Step 4: Final formula

Finally, we can substitute everything back into Equation 6:

\begin{aligned} P(y \mid \operatorname{do}(x)) &= \sum_z \underbrace{P(y \mid \operatorname{do}(x), z)}_{\text{Step 3}} \times \underbrace{P(z \mid \operatorname{do}(x))}_{\text{Step 2}} \\ &= \sum_z \underbrace{\sum_{x'} P(y \mid z, x') \times P(x')}_{\text{Backdoor on } Z \to Y} \times \underbrace{P(z \mid x)}_{\text{Rule 2}} \end{aligned}

This gives us the official front-door adjustment formula:

\boxed{\rule{0pt}{1.5em}\;\; P(y \mid \operatorname{do}(x)) = \sum_z P(z \mid x) \sum_{x'} P(y \mid x', z) \times P(x') \;\;} \tag{7}

All \operatorname{do}(\cdot) operators are gone and term on the right-hand side is an ordinary observational quantity. We can then use this in two steps:

1. P(z \mid x): Estimate how X affects Z. This is unconfounded because U doesn’t directly affect Z.
2. \sum_{x'} P(y \mid x', z) \times P(x'): Estimate how Z affects Y, adjusting for X to block the backdoor path through U.

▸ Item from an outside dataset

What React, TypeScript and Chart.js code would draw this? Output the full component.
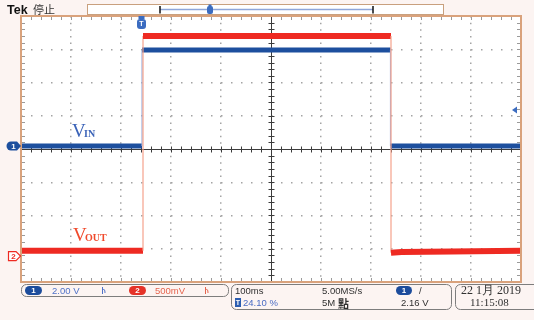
import React, { useEffect, useRef } from "react";
import { Chart, registerables } from "chart.js";
Chart.register(...registerables);

// ---- acquisition settings ----
const RECORD_MS = 1000; // 10 div x 100 ms/div
const TIME_PER_DIV_MS = 100;
const TRIGGER_POS_PCT = 24.1;
const CH1_VOLTS_PER_DIV = 2.0;
const CH2_VOLTS_PER_DIV = 0.5;
const CH1_POSITION_DIV = 0.09;
const CH2_POSITION_DIV = -3.22;
const TRIGGER_LEVEL_V = 2.16;
const Y_DIVS = [-4, 4];

// ---- waveforms: time relative to trigger (ms), volts ----
const vinTimeMs = [-241, 1, 1, 498, 498, 759];
const vinVolts = [0, 0, 5.77, 5.77, 0, 0];
const voutTimeMs = [-241, 3, 3, 499, 499, 520, 620, 759];
const voutVolts = [0.08, 0.08, 3.31, 3.31, 0.05, 0.06, 0.07, 0.08];

// ---- status texts ----
const CH1_SCALE_TEXT = "2.00 V";
const CH2_SCALE_TEXT = "500mV";
const TIMEBASE_TEXT = "100ms";
const SAMPLE_RATE_TEXT = "5.00MS/s";
const RECORD_LEN_TEXT = "5M 點";
const TRIG_POS_TEXT = "24.10 %";
const TRIG_LEVEL_TEXT = "2.16 V";
const DATE_TEXT = "22 1月 2019";
const TIME_TEXT = "11:15:08";

const BG = "#fcf4f2";
const BORDER = "#d9a27c";
const BLUE = "#1d4f9e";
const BLUE_EDGE = "#9db2e0";
const RED = "#ee2a22";
const RED_EDGE = "#f5a28c";
const LABEL_BLUE = "#3b63b8";
const LABEL_RED = "#f04a2c";
const SANS = '"Liberation Sans", Arial, sans-serif';
const SERIF = '"Liberation Serif", "Times New Roman", serif';
const CJK = '"Noto Sans CJK TC", "Noto Sans CJK SC", sans-serif';

function pill(ctx: CanvasRenderingContext2D, x: number, y: number, w: number, h: number, fill: string, text: string) {
  ctx.beginPath();
  ctx.roundRect(x, y, w, h, h / 2);
  ctx.fillStyle = fill;
  ctx.fill();
  ctx.fillStyle = "#fff";
  ctx.font = `bold 8px ${SANS}`;
  ctx.textAlign = "center";
  ctx.textBaseline = "middle";
  ctx.fillText(text, x + w / 2, y + h / 2 + 0.5);
  ctx.textAlign = "left";
}

function txt(ctx: CanvasRenderingContext2D, s: string, x: number, y: number, color: string, font: string) {
  ctx.fillStyle = color;
  ctx.font = font;
  ctx.textAlign = "left";
  ctx.textBaseline = "middle";
  ctx.fillText(s, x, y);
}

const scopePlugin = {
  id: "scope",
  beforeDraw(chart: any) {
    const { ctx, chartArea: a, width, height } = chart;
    ctx.save();
    ctx.fillStyle = BG;
    ctx.fillRect(0, 0, width, height);
    ctx.fillStyle = "#ffffff";
    ctx.fillRect(a.left, a.top, a.right - a.left, a.bottom - a.top);
    ctx.restore();
  },
  beforeDatasetsDraw(chart: any) {
    const { ctx, chartArea: a } = chart;
    const xs = chart.scales.x;
    const ys = chart.scales.y;
    ctx.save();
    const cx = Math.round(xs.getPixelForValue(RECORD_MS / 2)) + 0.5;
    const cy = Math.round(ys.getPixelForValue(0)) + 0.5;
    // edge ticks
    ctx.strokeStyle = "#9a9a9a";
    ctx.lineWidth = 1;
    ctx.beginPath();
    for (let t = 0; t <= RECORD_MS + 0.01; t += TIME_PER_DIV_MS / 5) {
      const x = Math.round(xs.getPixelForValue(t)) + 0.5;
      ctx.moveTo(x, a.top);
      ctx.lineTo(x, a.top + 4);
      ctx.moveTo(x, a.bottom);
      ctx.lineTo(x, a.bottom - 4);
    }
    for (let v = Y_DIVS[0]; v <= Y_DIVS[1] + 0.01; v += 0.2) {
      const y = Math.round(ys.getPixelForValue(v)) + 0.5;
      ctx.moveTo(a.left, y);
      ctx.lineTo(a.left + 4, y);
      ctx.moveTo(a.right, y);
      ctx.lineTo(a.right - 4, y);
    }
    ctx.stroke();
    // crosshair
    ctx.strokeStyle = "#3c3c3c";
    ctx.beginPath();
    ctx.moveTo(a.left, cy);
    ctx.lineTo(a.right, cy);
    ctx.moveTo(cx, a.top);
    ctx.lineTo(cx, a.bottom);
    for (let t = 0; t <= RECORD_MS + 0.01; t += TIME_PER_DIV_MS / 5) {
      const x = Math.round(xs.getPixelForValue(t)) + 0.5;
      ctx.moveTo(x, cy - 3);
      ctx.lineTo(x, cy + 3);
    }
    for (let v = Y_DIVS[0]; v <= Y_DIVS[1] + 0.01; v += 0.2) {
      const y = Math.round(ys.getPixelForValue(v)) + 0.5;
      ctx.moveTo(cx - 3, y);
      ctx.lineTo(cx + 3, y);
    }
    ctx.stroke();
    ctx.restore();
  },
  afterDatasetsDraw(chart: any) {
    const { ctx, chartArea: a } = chart;
    const xs = chart.scales.x;
    const ys = chart.scales.y;
    ctx.save();
    ctx.strokeStyle = BORDER;
    ctx.lineWidth = 2;
    ctx.strokeRect(a.left, a.top, a.right - a.left, a.bottom - a.top);

    // channel ground markers
    const g1 = ys.getPixelForValue(CH1_POSITION_DIV);
    ctx.beginPath();
    ctx.moveTo(11, g1 - 4.5);
    ctx.lineTo(17, g1 - 4.5);
    ctx.lineTo(21, g1);
    ctx.lineTo(17, g1 + 4.5);
    ctx.lineTo(11, g1 + 4.5);
    ctx.arc(11, g1, 4.5, Math.PI / 2, (3 * Math.PI) / 2);
    ctx.closePath();
    ctx.fillStyle = BLUE;
    ctx.fill();
    ctx.fillStyle = "#fff";
    ctx.font = `bold 8px ${SANS}`;
    ctx.textAlign = "center";
    ctx.textBaseline = "middle";
    ctx.fillText("1", 13.5, g1 + 0.5);

    const g2 = ys.getPixelForValue(CH2_POSITION_DIV);
    ctx.beginPath();
    ctx.moveTo(8.5, g2 - 4.5);
    ctx.lineTo(16, g2 - 4.5);
    ctx.lineTo(20.5, g2);
    ctx.lineTo(16, g2 + 4.5);
    ctx.lineTo(8.5, g2 + 4.5);
    ctx.closePath();
    ctx.fillStyle = "#fff";
    ctx.fill();
    ctx.strokeStyle = RED;
    ctx.lineWidth = 1.2;
    ctx.stroke();
    ctx.fillStyle = RED;
    ctx.fillText("2", 13.5, g2 + 0.5);

    // trigger position marker
    const tx = xs.getPixelForValue((RECORD_MS * TRIGGER_POS_PCT) / 100);
    ctx.fillStyle = "#3b6cc0";
    ctx.beginPath();
    ctx.roundRect(tx - 4.5, a.top + 3, 9, 10, 3);
    ctx.fill();
    ctx.fillRect(tx - 3, a.top, 6, 3);
    ctx.fillStyle = "#fff";
    ctx.font = `bold 7px ${SANS}`;
    ctx.fillText("T", tx, a.top + 8.5);

    // trigger level marker
    const ty = ys.getPixelForValue(TRIGGER_LEVEL_V / CH1_VOLTS_PER_DIV + CH1_POSITION_DIV);
    ctx.fillStyle = "#3b6cc0";
    ctx.beginPath();
    ctx.moveTo(a.right - 9, ty);
    ctx.lineTo(a.right - 4, ty - 3.5);
    ctx.lineTo(a.right - 4, ty + 3.5);
    ctx.closePath();
    ctx.fill();

    // trace labels
    ctx.textAlign = "left";
    ctx.textBaseline = "alphabetic";
    ctx.fillStyle = LABEL_BLUE;
    ctx.font = `19px ${SERIF}`;
    ctx.fillText("V", 72, 137);
    ctx.font = `bold 10px ${SERIF}`;
    ctx.fillText("IN", 84, 137);
    ctx.fillStyle = LABEL_RED;
    ctx.font = `19px ${SERIF}`;
    ctx.fillText("V", 73, 241);
    ctx.font = `bold 10px ${SERIF}`;
    ctx.fillText("OUT", 85, 241);
    ctx.restore();
  },
  afterDraw(chart: any) {
    const { ctx } = chart;
    ctx.save();
    // header
    ctx.textBaseline = "alphabetic";
    ctx.fillStyle = "#111";
    ctx.font = `bold 12.5px ${SANS}`;
    ctx.fillText("Tek", 7, 14);
    ctx.font = `11px ${CJK}`;
    ctx.fillStyle = "#333";
    ctx.fillText("停止", 33, 14);

    // record bar
    ctx.strokeStyle = "#c9a07e";
    ctx.lineWidth = 1;
    ctx.fillStyle = "#ffffff";
    ctx.fillRect(87.5, 4.5, 356, 10);
    ctx.strokeRect(87.5, 4.5, 356, 10);
    ctx.strokeStyle = "#8ea6da";
    ctx.lineWidth = 1.5;
    ctx.beginPath();
    ctx.moveTo(160, 9.5);
    ctx.lineTo(373, 9.5);
    ctx.stroke();
    ctx.strokeStyle = "#111";
    ctx.lineWidth = 1.5;
    ctx.beginPath();
    ctx.moveTo(160, 6);
    ctx.lineTo(160, 13.5);
    ctx.moveTo(373, 6);
    ctx.lineTo(373, 13.5);
    ctx.stroke();
    ctx.fillStyle = "#3b6cc0";
    ctx.beginPath();
    ctx.roundRect(207, 6, 6, 8, 2);
    ctx.fill();
    ctx.fillRect(208.5, 4.5, 3, 2);

    // status boxes
    ctx.strokeStyle = "#7d7d7d";
    ctx.lineWidth = 1;
    ctx.beginPath();
    ctx.roundRect(21.5, 284.5, 207, 12, 5);
    ctx.stroke();
    ctx.beginPath();
    ctx.roundRect(231.5, 284.5, 220, 25, 5);
    ctx.stroke();
    ctx.beginPath();
    ctx.roundRect(455.5, 284.5, 90, 25, 5);
    ctx.stroke();

    const f = `9.5px ${SANS}`;
    pill(ctx, 25, 286, 17, 9, "#1c4c9c", "1");
    txt(ctx, CH1_SCALE_TEXT, 52, 291, "#5072c8", f);
    // coupling icons
    ctx.lineWidth = 1;
    ctx.strokeStyle = "#5072c8";
    ctx.beginPath();
    ctx.moveTo(102.5, 287);
    ctx.lineTo(102.5, 294);
    ctx.moveTo(102.5, 290);
    ctx.quadraticCurveTo(105, 288, 105, 293);
    ctx.stroke();
    pill(ctx, 129, 286, 17, 9, "#e53228", "2");
    txt(ctx, CH2_SCALE_TEXT, 155, 291, "#e5654f", f);
    ctx.strokeStyle = "#e5654f";
    ctx.beginPath();
    ctx.moveTo(205.5, 287);
    ctx.lineTo(205.5, 294);
    ctx.moveTo(205.5, 290);
    ctx.quadraticCurveTo(208, 288, 208, 293);
    ctx.stroke();

    txt(ctx, TIMEBASE_TEXT, 235, 291, "#303030", f);
    txt(ctx, SAMPLE_RATE_TEXT, 322, 291, "#303030", f);
    pill(ctx, 396, 286, 16, 9, "#1c4c9c", "1");
    txt(ctx, "/", 419, 291, "#303030", f);

    ctx.fillStyle = "#2b5db0";
    ctx.fillRect(235, 298, 6, 9);
    ctx.fillStyle = "#fff";
    ctx.font = `bold 7px ${SANS}`;
    ctx.textAlign = "center";
    ctx.textBaseline = "middle";
    ctx.fillText("T", 238, 303);
    txt(ctx, TRIG_POS_TEXT, 243, 303.5, "#4a6cc4", f);
    txt(ctx, RECORD_LEN_TEXT.split(" ")[0], 322, 303.5, "#303030", f);
    txt(ctx, RECORD_LEN_TEXT.split(" ")[1], 338, 303.5, "#303030", `bold 11px ${CJK}`);
    txt(ctx, TRIG_LEVEL_TEXT, 401, 303.5, "#303030", f);

    txt(ctx, DATE_TEXT, 461, 291, "#303030", `12px ${SERIF}`);
    txt(ctx, TIME_TEXT, 470, 303.5, "#303030", `11px ${SERIF}`);
    ctx.restore();
  },
};

export default function App() {
  const ref = useRef<HTMLCanvasElement>(null);
  useEffect(() => {
    const canvas = ref.current;
    if (!canvas) return;
    const trigMs = (RECORD_MS * TRIGGER_POS_PCT) / 100;
    const vinData = vinTimeMs.map((t, i) => ({ x: t + trigMs, y: vinVolts[i] / CH1_VOLTS_PER_DIV + CH1_POSITION_DIV }));
    const voutData = voutTimeMs.map((t, i) => ({ x: t + trigMs, y: voutVolts[i] / CH2_VOLTS_PER_DIV + CH2_POSITION_DIV }));
    const isVert = (c: any) => c.p0.parsed.x === c.p1.parsed.x;
    const chart = new Chart(canvas, {
      type: "line",
      data: {
        datasets: [
          {
            label: "VOUT",
            data: voutData,
            borderColor: RED,
            borderWidth: 6,
            borderCapStyle: "butt",
            pointRadius: 0,
            tension: 0,
            segment: {
              borderWidth: (c: any) => (isVert(c) ? 1.2 : 6),
              borderColor: (c: any) => (isVert(c) ? RED_EDGE : RED),
            },
          },
          {
            label: "VIN",
            data: vinData,
            borderColor: BLUE,
            borderWidth: 5,
            borderCapStyle: "butt",
            pointRadius: 0,
            tension: 0,
            segment: {
              borderWidth: (c: any) => (isVert(c) ? 1.2 : 5),
              borderColor: (c: any) => (isVert(c) ? BLUE_EDGE : BLUE),
            },
          },
        ],
      },
      options: {
        responsive: false,
        animation: false,
        devicePixelRatio: 1,
        events: [],
        layout: { padding: { left: 21, right: 13, top: 16, bottom: 38 } },
        plugins: { legend: { display: false }, tooltip: { enabled: false } },
        scales: {
          x: {
            type: "linear",
            min: 0,
            max: RECORD_MS,
            ticks: { display: false, stepSize: TIME_PER_DIV_MS },
            grid: {
              drawTicks: false,
              lineWidth: 1.5,
              color: (c: any) =>
                c.tick && (c.tick.value === 0 || c.tick.value === RECORD_MS || c.tick.value === RECORD_MS / 2)
                  ? "rgba(0,0,0,0)"
                  : "#a4a4a4",
            },
            border: { display: false, dash: [1.5, 5.15] },
          },
          y: {
            type: "linear",
            min: Y_DIVS[0],
            max: Y_DIVS[1],
            ticks: { display: false, stepSize: 1 },
            grid: {
              drawTicks: false,
              lineWidth: 1.5,
              color: (c: any) =>
                c.tick && (c.tick.value === Y_DIVS[0] || c.tick.value === Y_DIVS[1] || c.tick.value === 0)
                  ? "rgba(0,0,0,0)"
                  : "#a4a4a4",
            },
            border: { display: false, dash: [1.5, 8.5] },
          },
        },
      },
      plugins: [scopePlugin],
    } as any);
    return () => chart.destroy();
  }, []);
  return (
    <div style={{ position: "absolute", left: 0, top: 0, width: 534, height: 320 }}>
      <canvas ref={ref} width={534} height={320} style={{ display: "block", width: 534, height: 320 }} />
    </div>
  );
}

By chaining these two unconfounded estimates together, we recover the full causal effect of X on Y despite never observing U.

Footnotes

1. Strictly speaking, that’s not actually true! P(y \mid \operatorname{do}(x)) is an interventional distribution, while causal effects or estimands are contrasts of that distribution, like E[Y \mid \operatorname{do}(x = 1)] - E[Y \mid \operatorname{do}(x = 0)]. But for the sake of simplicity, we’ll pretend.